Every Fourth of July, the corner of Stillwell and Surf avenues in Brooklyn, New York, is transformed into a media circus, with ESPN broadcasting live an event that for at least an hour.

In past years, tens of thousands of people crowded close, breathing in the odor of fried food mixed with salt air, stepping over thick television cables, hearing the screams of seagulls overhead, to witness it. Boosted by the popularity of competitive eating, the 4th of July contest became “Major League Eating’s Super Bowl, so to speak,” said sportswriter Mark J. Burns in a Forbes column.
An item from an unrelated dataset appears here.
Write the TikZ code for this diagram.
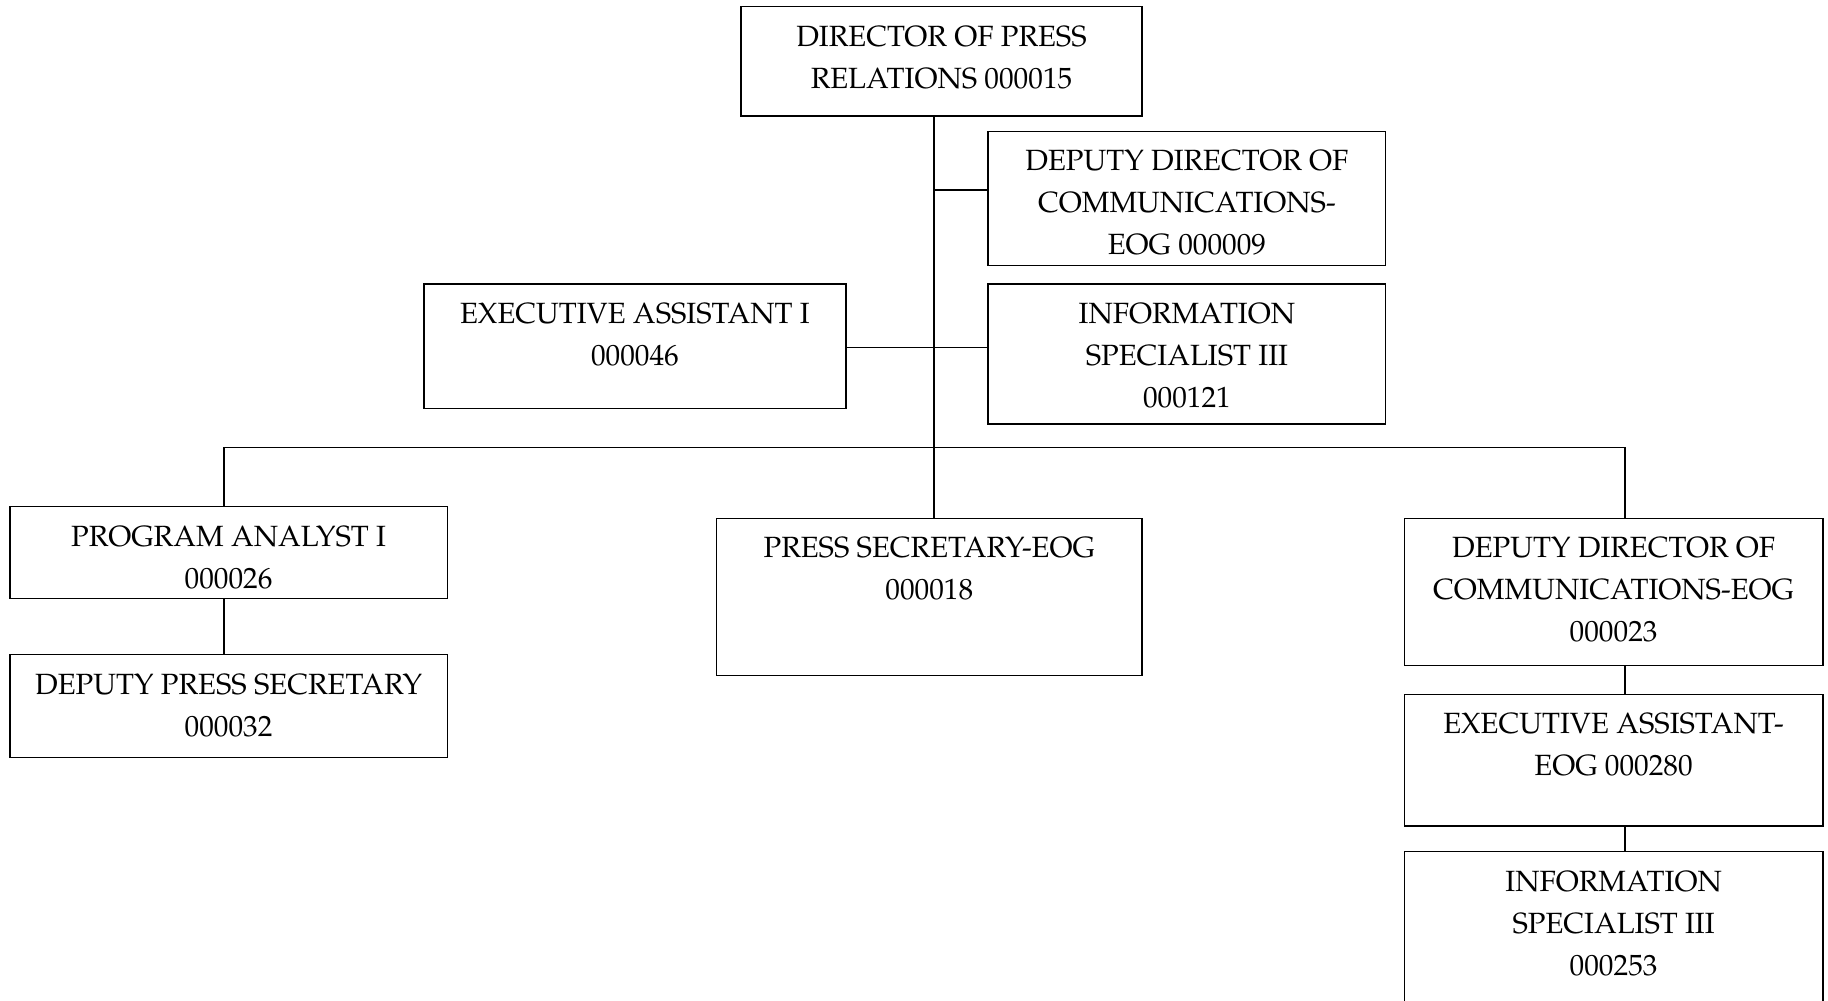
\documentclass[tikz,border=0pt]{standalone}
\usepackage[T1]{fontenc}
\usepackage{mathpazo}
\newcommand\orgtext[1]{\parbox[t]{420pt}{\centering #1}}
\begin{document}
\begin{tikzpicture}[x=1pt,y=-1pt,
  orgbox/.style={draw=black,line width=1.2pt,rectangle,inner sep=0pt,anchor=north west},
  orglabel/.style={anchor=base,inner sep=0pt,font=\fontsize{25.1}{36}\selectfont},
  link/.style={draw=black,line width=1.2pt}]
\useasboundingbox (0,0) rectangle (1568,858);

% boxes: north-west corner, width and height
\node[orgbox,minimum width=344pt,minimum height=94pt]  (dir)  at (635,5)   {};
\node[orgbox,minimum width=341pt,minimum height=115pt] (dep1) at (847,112) {};
\node[orgbox,minimum width=341pt,minimum height=120pt] (inf1) at (847,243) {};
\node[orgbox,minimum width=362pt,minimum height=107pt] (ea1)  at (363,243) {};
\node[orgbox,minimum width=375pt,minimum height=79pt]  (pa)   at (8,434)   {};
\node[orgbox,minimum width=375pt,minimum height=88pt]  (dps)  at (8,561)   {};
\node[orgbox,minimum width=365pt,minimum height=135pt] (ps)   at (614,444) {};
\node[orgbox,minimum width=359pt,minimum height=126pt] (dep2) at (1204,444) {};
\node[orgbox,minimum width=359pt,minimum height=113pt] (eog)  at (1204,595) {};
\node[orgbox,minimum width=359pt,minimum height=150pt] (inf2) at (1204,730) {};

% titles, first baseline a fixed distance below each box top
\node[orglabel] (dir-t)  at ([yshift=-34.5pt]dir.north)  {\orgtext{DIRECTOR OF PRESS\\RELATIONS 000015}};
\node[orglabel] (dep1-t) at ([yshift=-34.5pt]dep1.north) {\orgtext{DEPUTY DIRECTOR OF\\COMMUNICATIONS-\\EOG 000009}};
\node[orglabel] (inf1-t) at ([yshift=-34.5pt]inf1.north) {\orgtext{INFORMATION\\SPECIALIST III\\000121}};
\node[orglabel] (ea1-t)  at ([yshift=-34.5pt]ea1.north)  {\orgtext{EXECUTIVE ASSISTANT I\\000046}};
\node[orglabel] (pa-t)   at ([yshift=-34.5pt]pa.north)   {\orgtext{PROGRAM ANALYST I\\000026}};
\node[orglabel] (dps-t)  at ([yshift=-34.5pt]dps.north)  {\orgtext{DEPUTY PRESS SECRETARY\\000032}};
\node[orglabel] (ps-t)   at ([yshift=-34.5pt]ps.north)   {\orgtext{PRESS SECRETARY-EOG\\000018}};
\node[orglabel] (dep2-t) at ([yshift=-34.5pt]dep2.north) {\orgtext{DEPUTY DIRECTOR OF\\COMMUNICATIONS-EOG\\000023}};
\node[orglabel] (eog-t)  at ([yshift=-34.5pt]eog.north)  {\orgtext{EXECUTIVE ASSISTANT-\\EOG 000280}};
\node[orglabel] (inf2-t) at ([yshift=-34.5pt]inf2.north) {\orgtext{INFORMATION\\SPECIALIST III\\000253}};

% junction points of the connector lines
\coordinate (tk) at (801,0);
\coordinate (j1) at (801,163);
\coordinate (j2) at (801,298);
\coordinate (bl) at (192,384);
\coordinate (br) at (1394,384);

% trunk and side branches
\draw[link] (dir.south -| tk) -- (ps.north -| tk);
\draw[link] (j1) -- (j1 -| dep1.west);
\draw[link] (ea1.east |- j2) -- (inf1.west |- j2);

% horizontal bar to the outer columns
\draw[link] (pa.north -| bl) -- (bl) -- (br) -- (dep2.north -| br);
\draw[link] (pa.south -| bl) -- (dps.north -| bl);
\draw[link] (dep2.south -| br) -- (eog.north -| br);
\draw[link] (eog.south -| br) -- (inf2.north -| br);
\end{tikzpicture}
\end{document}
It’s a Super Bowl with stars, no less. On Saturday, July 4, 2020, Joey Chestnut, 37, the defending champion, devoured 75 weiners and buns in 10 minutes to win his 13th title. At the 8-minute mark, Chestnut made history by eating his 1,000th career dog.
A former construction manager, Chestnut is believed to earn more than $200,000 a year on the competitive eating circuit.
One wonders what the man who started it all — Nathan Handwerker — would make of this feat today.
In 1916, he launched what became a hot dog empire with a small stand on the same corner. A near-illiterate shoemaker’s son accustomed to 18-hour workdays, at 19 he had left Poland and a family that hovered on the brink of starvation to follow his dream. “We were seven brothers and six sisters and we didn’t have a lot to eat,” says Handwerker in the excellent 2015 documentary Famous Nathan.

That Nathan Handwerker should end up a beloved fixture of Coney Island is perhaps not so surprising, for this stretch of beach in southwest Brooklyn drew the most audacious of all dreamers for decades.